YOUR GOAL
Report the count of lines containing the word "drawn" in the entries below, and nothing more.

**** RECORD EXTRACTS

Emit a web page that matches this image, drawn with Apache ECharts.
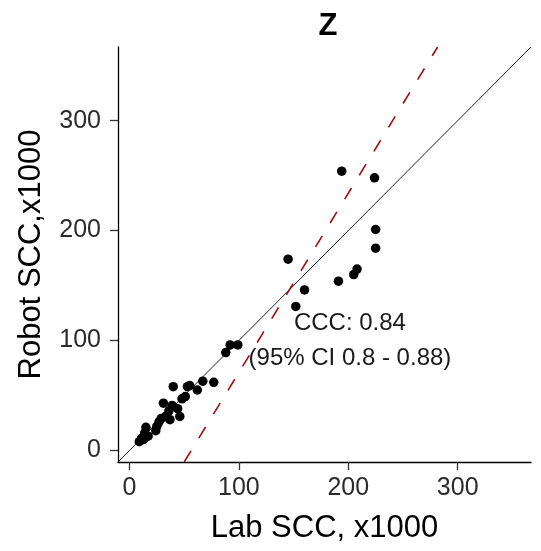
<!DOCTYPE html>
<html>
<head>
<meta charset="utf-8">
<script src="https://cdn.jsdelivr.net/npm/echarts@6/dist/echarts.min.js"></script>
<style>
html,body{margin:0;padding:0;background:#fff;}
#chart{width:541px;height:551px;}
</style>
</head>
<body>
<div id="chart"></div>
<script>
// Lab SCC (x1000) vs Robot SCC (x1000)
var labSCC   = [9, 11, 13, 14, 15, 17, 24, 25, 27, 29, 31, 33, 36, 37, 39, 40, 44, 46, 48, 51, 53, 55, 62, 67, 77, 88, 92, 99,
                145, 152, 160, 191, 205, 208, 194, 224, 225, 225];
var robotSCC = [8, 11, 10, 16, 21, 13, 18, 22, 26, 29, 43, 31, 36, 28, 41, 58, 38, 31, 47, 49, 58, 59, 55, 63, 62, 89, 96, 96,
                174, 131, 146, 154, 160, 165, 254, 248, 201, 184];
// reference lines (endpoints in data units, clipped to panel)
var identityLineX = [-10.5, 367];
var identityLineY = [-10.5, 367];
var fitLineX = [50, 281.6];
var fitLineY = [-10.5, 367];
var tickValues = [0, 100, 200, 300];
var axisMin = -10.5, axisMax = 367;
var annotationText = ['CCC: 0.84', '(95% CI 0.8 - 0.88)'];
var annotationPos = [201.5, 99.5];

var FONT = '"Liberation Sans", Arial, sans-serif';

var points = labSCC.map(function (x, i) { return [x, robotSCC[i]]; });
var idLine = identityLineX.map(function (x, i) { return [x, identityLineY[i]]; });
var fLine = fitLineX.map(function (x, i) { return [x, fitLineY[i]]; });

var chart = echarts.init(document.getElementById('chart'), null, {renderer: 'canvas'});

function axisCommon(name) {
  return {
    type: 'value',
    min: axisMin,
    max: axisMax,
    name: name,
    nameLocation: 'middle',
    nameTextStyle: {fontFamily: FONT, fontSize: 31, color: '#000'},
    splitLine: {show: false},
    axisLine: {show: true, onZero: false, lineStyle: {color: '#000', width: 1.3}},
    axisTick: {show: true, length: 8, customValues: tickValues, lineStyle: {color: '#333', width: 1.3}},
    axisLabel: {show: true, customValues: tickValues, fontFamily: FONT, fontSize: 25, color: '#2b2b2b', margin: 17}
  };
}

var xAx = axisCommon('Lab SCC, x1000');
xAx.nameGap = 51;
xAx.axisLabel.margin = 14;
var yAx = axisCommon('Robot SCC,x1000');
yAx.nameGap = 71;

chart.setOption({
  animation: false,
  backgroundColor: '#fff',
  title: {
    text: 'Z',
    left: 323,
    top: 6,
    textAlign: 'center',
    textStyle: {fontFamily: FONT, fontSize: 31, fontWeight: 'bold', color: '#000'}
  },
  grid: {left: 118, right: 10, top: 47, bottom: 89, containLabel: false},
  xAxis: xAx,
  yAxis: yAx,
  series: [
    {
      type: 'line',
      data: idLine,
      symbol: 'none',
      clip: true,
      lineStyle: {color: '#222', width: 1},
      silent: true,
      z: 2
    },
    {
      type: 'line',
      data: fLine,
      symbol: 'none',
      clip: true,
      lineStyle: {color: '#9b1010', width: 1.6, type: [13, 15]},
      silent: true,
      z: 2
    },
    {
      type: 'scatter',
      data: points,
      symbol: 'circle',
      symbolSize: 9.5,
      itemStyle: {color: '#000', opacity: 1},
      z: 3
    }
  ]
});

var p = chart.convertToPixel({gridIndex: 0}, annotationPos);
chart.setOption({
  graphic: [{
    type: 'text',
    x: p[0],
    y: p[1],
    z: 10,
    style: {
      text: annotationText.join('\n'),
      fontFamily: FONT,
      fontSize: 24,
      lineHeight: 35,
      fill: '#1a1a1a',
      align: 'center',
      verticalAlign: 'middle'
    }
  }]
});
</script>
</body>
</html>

********
**** RECORD EXTRACTS

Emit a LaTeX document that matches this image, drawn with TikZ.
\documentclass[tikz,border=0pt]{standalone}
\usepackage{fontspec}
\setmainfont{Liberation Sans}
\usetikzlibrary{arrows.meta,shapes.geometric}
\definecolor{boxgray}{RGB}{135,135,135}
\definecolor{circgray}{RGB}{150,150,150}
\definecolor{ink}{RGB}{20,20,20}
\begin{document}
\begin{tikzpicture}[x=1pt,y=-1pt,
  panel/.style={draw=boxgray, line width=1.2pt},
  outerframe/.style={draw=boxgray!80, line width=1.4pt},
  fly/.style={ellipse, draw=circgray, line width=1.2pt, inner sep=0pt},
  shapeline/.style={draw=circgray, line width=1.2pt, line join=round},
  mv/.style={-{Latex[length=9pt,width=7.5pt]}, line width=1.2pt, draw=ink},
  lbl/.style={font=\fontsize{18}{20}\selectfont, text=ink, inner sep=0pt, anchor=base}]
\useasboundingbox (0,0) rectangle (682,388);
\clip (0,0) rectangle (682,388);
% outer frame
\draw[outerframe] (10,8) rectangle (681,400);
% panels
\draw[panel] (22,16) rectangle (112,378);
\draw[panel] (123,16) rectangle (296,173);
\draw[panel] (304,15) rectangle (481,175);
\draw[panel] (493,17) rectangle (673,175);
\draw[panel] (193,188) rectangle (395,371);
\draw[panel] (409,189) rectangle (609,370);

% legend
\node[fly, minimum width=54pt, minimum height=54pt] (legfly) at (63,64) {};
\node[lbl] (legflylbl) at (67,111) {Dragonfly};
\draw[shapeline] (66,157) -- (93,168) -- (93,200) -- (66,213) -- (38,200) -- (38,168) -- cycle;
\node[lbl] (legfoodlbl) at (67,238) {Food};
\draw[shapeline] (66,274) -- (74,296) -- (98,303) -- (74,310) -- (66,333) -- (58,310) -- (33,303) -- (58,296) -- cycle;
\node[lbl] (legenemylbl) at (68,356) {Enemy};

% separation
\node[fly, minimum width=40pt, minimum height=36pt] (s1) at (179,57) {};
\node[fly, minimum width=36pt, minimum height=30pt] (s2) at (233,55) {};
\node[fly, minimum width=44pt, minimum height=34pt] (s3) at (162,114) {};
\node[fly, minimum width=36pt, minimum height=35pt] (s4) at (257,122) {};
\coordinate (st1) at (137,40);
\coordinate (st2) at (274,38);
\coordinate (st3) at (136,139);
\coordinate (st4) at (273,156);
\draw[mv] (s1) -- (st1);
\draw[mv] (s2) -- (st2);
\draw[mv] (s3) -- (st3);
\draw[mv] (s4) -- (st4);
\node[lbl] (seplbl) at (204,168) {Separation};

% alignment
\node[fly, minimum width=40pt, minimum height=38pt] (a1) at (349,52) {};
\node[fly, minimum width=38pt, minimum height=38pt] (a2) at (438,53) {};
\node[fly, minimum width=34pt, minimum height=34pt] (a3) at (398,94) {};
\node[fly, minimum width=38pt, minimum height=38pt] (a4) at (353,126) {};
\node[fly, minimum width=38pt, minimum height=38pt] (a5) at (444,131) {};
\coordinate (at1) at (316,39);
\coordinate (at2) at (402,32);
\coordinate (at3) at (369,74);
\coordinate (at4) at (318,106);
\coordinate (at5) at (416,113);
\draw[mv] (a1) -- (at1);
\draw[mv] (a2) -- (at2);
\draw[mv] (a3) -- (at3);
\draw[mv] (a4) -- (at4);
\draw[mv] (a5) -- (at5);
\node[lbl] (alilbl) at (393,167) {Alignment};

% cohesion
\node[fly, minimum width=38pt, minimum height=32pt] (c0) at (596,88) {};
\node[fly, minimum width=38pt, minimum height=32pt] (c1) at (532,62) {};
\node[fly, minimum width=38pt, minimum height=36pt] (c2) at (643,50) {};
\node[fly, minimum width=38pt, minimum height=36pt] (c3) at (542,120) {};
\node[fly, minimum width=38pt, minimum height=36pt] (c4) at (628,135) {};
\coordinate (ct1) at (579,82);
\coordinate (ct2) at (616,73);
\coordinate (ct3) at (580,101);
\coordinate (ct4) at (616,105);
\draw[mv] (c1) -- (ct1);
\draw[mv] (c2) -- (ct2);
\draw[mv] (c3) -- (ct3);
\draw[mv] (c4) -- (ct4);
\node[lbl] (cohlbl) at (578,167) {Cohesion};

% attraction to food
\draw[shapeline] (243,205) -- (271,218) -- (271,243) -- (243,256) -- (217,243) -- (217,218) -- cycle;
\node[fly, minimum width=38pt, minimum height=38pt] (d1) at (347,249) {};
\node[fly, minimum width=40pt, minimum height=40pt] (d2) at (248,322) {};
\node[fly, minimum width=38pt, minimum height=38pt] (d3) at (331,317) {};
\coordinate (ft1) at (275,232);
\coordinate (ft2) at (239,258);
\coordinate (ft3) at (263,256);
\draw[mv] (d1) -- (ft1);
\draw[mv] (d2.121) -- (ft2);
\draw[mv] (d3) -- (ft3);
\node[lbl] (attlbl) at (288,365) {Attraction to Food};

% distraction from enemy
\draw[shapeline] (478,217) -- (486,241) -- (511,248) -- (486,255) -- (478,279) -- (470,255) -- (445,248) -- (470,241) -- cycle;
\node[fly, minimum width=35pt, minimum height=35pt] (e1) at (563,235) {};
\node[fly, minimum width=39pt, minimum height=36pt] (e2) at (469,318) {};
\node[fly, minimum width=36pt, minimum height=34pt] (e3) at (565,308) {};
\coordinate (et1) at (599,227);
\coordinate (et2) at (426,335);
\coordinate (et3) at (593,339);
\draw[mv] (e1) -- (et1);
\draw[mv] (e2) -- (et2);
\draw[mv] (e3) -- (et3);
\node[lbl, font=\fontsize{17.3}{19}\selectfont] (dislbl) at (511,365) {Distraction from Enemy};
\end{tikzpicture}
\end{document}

********

OUTPUT BELOW
2